- [Exercise]
Single out the lines that include the word "image". Copy them.

** BEGIN Task data **

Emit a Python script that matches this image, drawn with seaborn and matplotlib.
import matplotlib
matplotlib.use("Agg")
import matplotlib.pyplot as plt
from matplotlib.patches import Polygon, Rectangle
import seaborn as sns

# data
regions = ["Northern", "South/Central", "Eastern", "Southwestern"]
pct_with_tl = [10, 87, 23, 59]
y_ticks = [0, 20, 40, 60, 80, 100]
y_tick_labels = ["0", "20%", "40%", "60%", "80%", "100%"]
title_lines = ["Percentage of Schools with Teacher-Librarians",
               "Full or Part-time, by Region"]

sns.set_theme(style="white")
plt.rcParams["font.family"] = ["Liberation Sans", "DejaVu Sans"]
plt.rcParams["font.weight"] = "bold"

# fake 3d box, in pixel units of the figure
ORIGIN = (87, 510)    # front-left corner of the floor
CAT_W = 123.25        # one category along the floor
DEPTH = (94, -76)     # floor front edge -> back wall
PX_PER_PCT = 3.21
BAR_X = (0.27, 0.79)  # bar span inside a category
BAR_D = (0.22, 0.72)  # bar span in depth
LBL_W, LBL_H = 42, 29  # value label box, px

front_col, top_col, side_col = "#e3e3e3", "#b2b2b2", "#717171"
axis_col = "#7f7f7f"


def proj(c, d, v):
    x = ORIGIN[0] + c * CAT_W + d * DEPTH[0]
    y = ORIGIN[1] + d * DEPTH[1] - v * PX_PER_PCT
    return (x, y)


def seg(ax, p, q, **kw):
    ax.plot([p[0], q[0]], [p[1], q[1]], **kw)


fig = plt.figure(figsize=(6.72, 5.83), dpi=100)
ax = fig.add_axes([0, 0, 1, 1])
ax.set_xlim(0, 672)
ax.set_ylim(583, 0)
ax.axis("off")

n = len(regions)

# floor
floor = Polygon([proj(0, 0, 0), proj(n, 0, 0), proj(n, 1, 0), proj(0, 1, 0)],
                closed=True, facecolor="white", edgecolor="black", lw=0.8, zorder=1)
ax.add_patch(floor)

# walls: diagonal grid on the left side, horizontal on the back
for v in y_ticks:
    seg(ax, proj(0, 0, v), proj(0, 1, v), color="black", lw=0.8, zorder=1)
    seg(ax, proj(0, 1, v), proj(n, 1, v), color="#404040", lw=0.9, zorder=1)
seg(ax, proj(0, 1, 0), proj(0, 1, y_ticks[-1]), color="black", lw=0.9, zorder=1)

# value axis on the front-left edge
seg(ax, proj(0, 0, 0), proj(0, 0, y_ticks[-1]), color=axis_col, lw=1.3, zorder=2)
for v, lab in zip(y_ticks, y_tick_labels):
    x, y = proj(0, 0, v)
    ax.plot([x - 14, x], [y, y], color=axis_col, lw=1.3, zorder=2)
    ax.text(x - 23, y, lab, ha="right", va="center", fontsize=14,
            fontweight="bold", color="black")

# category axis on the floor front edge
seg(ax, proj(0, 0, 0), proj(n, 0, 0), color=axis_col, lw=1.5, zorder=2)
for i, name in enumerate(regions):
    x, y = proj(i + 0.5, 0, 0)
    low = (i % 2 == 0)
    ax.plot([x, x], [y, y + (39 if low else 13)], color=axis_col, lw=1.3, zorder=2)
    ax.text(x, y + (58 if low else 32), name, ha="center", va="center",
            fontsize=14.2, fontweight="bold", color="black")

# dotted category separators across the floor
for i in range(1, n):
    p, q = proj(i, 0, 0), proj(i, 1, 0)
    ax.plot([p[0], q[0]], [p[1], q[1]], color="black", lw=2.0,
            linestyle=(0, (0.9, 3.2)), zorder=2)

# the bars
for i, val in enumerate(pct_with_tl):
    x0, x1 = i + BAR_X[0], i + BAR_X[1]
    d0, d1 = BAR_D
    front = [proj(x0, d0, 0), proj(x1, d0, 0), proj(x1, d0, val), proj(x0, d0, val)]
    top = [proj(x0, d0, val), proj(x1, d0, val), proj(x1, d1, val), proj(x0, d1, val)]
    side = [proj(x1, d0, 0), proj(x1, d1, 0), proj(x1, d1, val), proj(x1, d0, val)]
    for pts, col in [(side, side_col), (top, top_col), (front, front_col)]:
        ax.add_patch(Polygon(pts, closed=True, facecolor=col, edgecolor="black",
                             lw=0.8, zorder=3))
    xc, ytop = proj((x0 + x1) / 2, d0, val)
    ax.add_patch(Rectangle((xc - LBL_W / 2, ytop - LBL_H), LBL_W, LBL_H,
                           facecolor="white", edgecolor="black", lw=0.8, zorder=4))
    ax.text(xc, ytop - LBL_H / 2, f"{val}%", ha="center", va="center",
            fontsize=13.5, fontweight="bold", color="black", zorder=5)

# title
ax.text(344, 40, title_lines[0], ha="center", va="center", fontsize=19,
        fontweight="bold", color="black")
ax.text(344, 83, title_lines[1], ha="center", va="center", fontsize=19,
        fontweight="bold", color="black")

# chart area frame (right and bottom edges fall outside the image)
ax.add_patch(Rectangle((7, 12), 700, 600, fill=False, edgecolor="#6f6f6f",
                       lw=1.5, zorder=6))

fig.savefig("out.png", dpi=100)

** END Task data **
** BEGIN Task data **

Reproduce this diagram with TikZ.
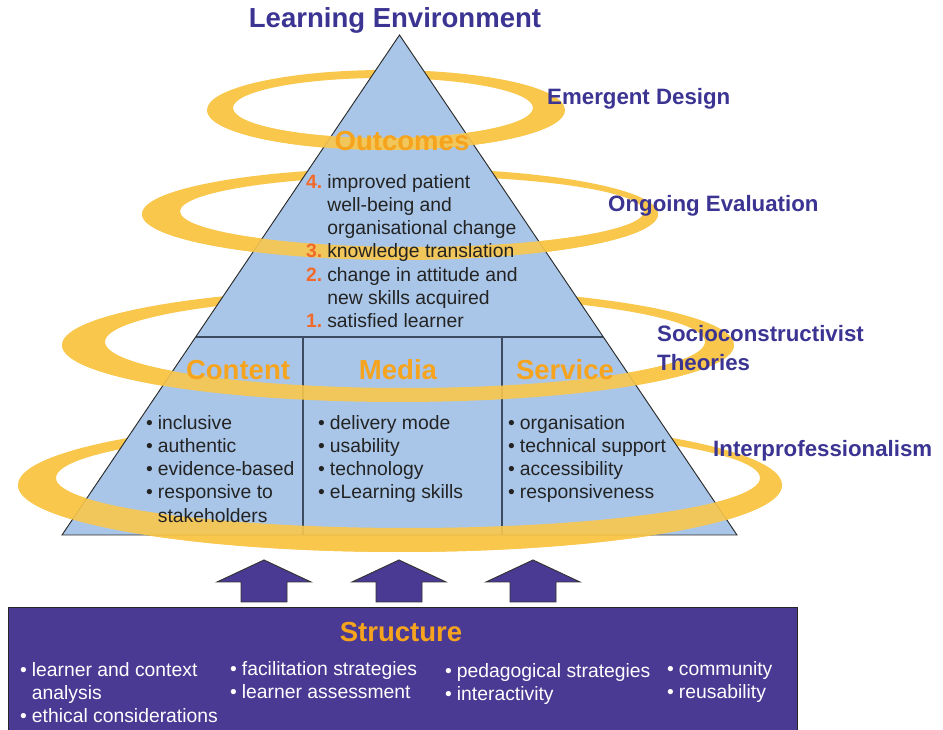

** END Task data **

- [Written solution]
Emit a Python script that matches this image, drawn with seaborn and matplotlib.
# chart area frame (right and bottom edges fall outside the image)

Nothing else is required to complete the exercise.